Yamamoto hit Kirk with his second pitch, a 96-mph fastball, to load the bases. In the following at bat, Daulton Varsho stung a ground ball toward Dodgers second baseman Miguel Rojas, who stumbled upon fielding the ball. Rojas somehow stayed on his feet and threw home for a force out. The following batter, Ernie Clement drove a fly ball to the left-center warning track where Andy Pages made a remarkable catch, Randy Moss-ing his teammate Kike Hernandez. It was one of the most remarkable half innings in MLB history.
Yamamoto settled down and pitched a scoreless 10th and 11th innings to close the game and lift the Dodgers to back-to-back World Series titles. The effort marked his third win of the series – just the 14th pitcher in MLB history to do so – earning him World Series MVP and baseball immortality.
Johnson is the only other 21st century pitcher to win three games in a single World Series.
Yamamoto threw 130 total pitches over those two days, and 235 total pitches in the series – the seventh most pitches in a World Series on record.
This all came after Dodgers manager Dave Roberts said earlier in the day Yamamoto would not be available. Roberts reversed course with everything on the line.
“I’m kind of crazy for sending him back out there,” Roberts said. “But I just felt he was the best option.”
But was it crazy?
Could the Dodgers have known he would be effective in the most pivotal moment of the season?
Could they have reasonable expectations he would not be at extreme injury risk?
What can data insights from our PULSE technology tell us about such workload management? How can it guide coaches and players?
Driveline’s Max Engelbrekt, pro pitcher and Driveline researcher Josh Hejka, and this author were curious to study Yamamoto’s World Series workload. Was he pushed too far? Could he have been pushed further? What are the limits?
We investigated these questions for our second installment of an occasional series exploring pitching workloads.
Our first piece in the series was a hypothetical exercise exploring what it would take to build a Nolan Ryan-like, season-long workload.
This is a different case: that of an extreme short-sample workload spike that occurred in the real world.

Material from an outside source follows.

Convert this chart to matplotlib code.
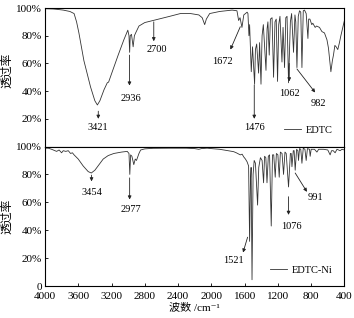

If you have not read the Ryan piece, let us begin with a key metric that will guide us: acute-chronic workload ratio (ACWR). This workload guardrail will give us insight to understanding what Yamamoto did, and what he was capable of without taking on extreme risk.
It is a metric that compares an athlete’s training load over a brief period (acute), a week for a pitcher, to their workload over a longer period (chronic): the previous 28 days for a pitcher in our methodology. The concept of ACWR began outside of baseball, and research extends to a number of sports, too. Most athletic disciplines share a common finding: an athlete should increase their acute workload to build capacity, but not too quickly.
While there’s no single metric number that can safely prevent or predict injury, studies have found there is greater risk for a pitcher to sustain an upper-body injury when their ACWR is greater than 1.3, or a 30% increase in short-term work over their longer-term average.
To be extra safe in our simulations, we do not want our acute workload to exceed chronic by more than 20%.
To quantify pitching workload, we employ a measure called “workload units,” informed by PULSE, to give us an understanding of the stress of all throws a pitcher makes.
Different throws have different values. There is more stress and energy involved in making an in-game game pitch versus light throwing the day before a bullpen. That is straight-forward logic. But all throws add up. They all have value. PULSE allows us to measure the exact forces of all throws to tally and monitor a pitcher’s total workload. This goes well beyond pitch count data.